INPUT ROWS:
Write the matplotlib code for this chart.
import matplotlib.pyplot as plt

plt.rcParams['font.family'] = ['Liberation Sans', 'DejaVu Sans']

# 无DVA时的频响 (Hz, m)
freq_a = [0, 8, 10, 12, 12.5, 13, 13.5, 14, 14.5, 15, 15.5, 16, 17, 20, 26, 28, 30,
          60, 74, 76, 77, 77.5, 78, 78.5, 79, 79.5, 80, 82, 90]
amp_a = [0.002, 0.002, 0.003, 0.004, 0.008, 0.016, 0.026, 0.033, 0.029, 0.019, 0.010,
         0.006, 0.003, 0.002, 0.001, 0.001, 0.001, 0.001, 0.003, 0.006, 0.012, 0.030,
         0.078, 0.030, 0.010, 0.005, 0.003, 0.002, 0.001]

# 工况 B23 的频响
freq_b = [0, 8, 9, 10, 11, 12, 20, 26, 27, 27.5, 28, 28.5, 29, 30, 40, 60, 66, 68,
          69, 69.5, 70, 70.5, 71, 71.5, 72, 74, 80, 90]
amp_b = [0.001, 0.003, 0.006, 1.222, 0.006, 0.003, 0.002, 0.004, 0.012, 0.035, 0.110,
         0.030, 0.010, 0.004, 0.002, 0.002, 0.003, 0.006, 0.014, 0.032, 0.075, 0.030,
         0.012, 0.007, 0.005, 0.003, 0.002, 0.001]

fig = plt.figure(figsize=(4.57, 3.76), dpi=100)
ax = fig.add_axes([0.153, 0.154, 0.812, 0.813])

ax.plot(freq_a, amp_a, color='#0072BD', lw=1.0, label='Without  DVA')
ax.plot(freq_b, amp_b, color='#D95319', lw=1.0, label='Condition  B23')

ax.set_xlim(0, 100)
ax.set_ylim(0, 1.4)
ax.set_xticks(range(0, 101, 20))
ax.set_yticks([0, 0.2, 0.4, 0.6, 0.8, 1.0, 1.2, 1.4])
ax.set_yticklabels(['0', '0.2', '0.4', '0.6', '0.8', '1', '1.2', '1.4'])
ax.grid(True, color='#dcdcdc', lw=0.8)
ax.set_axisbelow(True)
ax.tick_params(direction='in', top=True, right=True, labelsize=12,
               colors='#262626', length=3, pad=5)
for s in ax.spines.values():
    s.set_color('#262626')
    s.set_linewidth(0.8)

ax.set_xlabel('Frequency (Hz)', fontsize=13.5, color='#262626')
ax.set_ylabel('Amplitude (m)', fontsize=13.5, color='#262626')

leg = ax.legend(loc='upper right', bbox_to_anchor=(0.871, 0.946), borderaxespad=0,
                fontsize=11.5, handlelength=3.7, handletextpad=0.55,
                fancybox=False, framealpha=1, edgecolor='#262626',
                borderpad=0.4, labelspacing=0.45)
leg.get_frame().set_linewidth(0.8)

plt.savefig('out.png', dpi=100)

---

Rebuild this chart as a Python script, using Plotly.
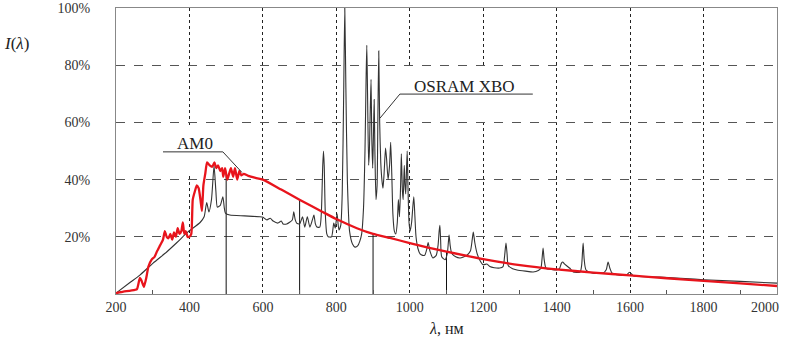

PROBLEM TO WORK ON: The lines to extract from the data above begin with the line containing "Write the matplotlib code for this chart." and end with the line containing "ax = fig.add_axes([0.153, 0.154, 0.812, 0.813])". Extract them exactly, including both.

COMPLETED EXERCISE:
Write the matplotlib code for this chart.
import matplotlib.pyplot as plt

plt.rcParams['font.family'] = ['Liberation Sans', 'DejaVu Sans']

# 无DVA时的频响 (Hz, m)
freq_a = [0, 8, 10, 12, 12.5, 13, 13.5, 14, 14.5, 15, 15.5, 16, 17, 20, 26, 28, 30,
          60, 74, 76, 77, 77.5, 78, 78.5, 79, 79.5, 80, 82, 90]
amp_a = [0.002, 0.002, 0.003, 0.004, 0.008, 0.016, 0.026, 0.033, 0.029, 0.019, 0.010,
         0.006, 0.003, 0.002, 0.001, 0.001, 0.001, 0.001, 0.003, 0.006, 0.012, 0.030,
         0.078, 0.030, 0.010, 0.005, 0.003, 0.002, 0.001]

# 工况 B23 的频响
freq_b = [0, 8, 9, 10, 11, 12, 20, 26, 27, 27.5, 28, 28.5, 29, 30, 40, 60, 66, 68,
          69, 69.5, 70, 70.5, 71, 71.5, 72, 74, 80, 90]
amp_b = [0.001, 0.003, 0.006, 1.222, 0.006, 0.003, 0.002, 0.004, 0.012, 0.035, 0.110,
         0.030, 0.010, 0.004, 0.002, 0.002, 0.003, 0.006, 0.014, 0.032, 0.075, 0.030,
         0.012, 0.007, 0.005, 0.003, 0.002, 0.001]

fig = plt.figure(figsize=(4.57, 3.76), dpi=100)
ax = fig.add_axes([0.153, 0.154, 0.812, 0.813])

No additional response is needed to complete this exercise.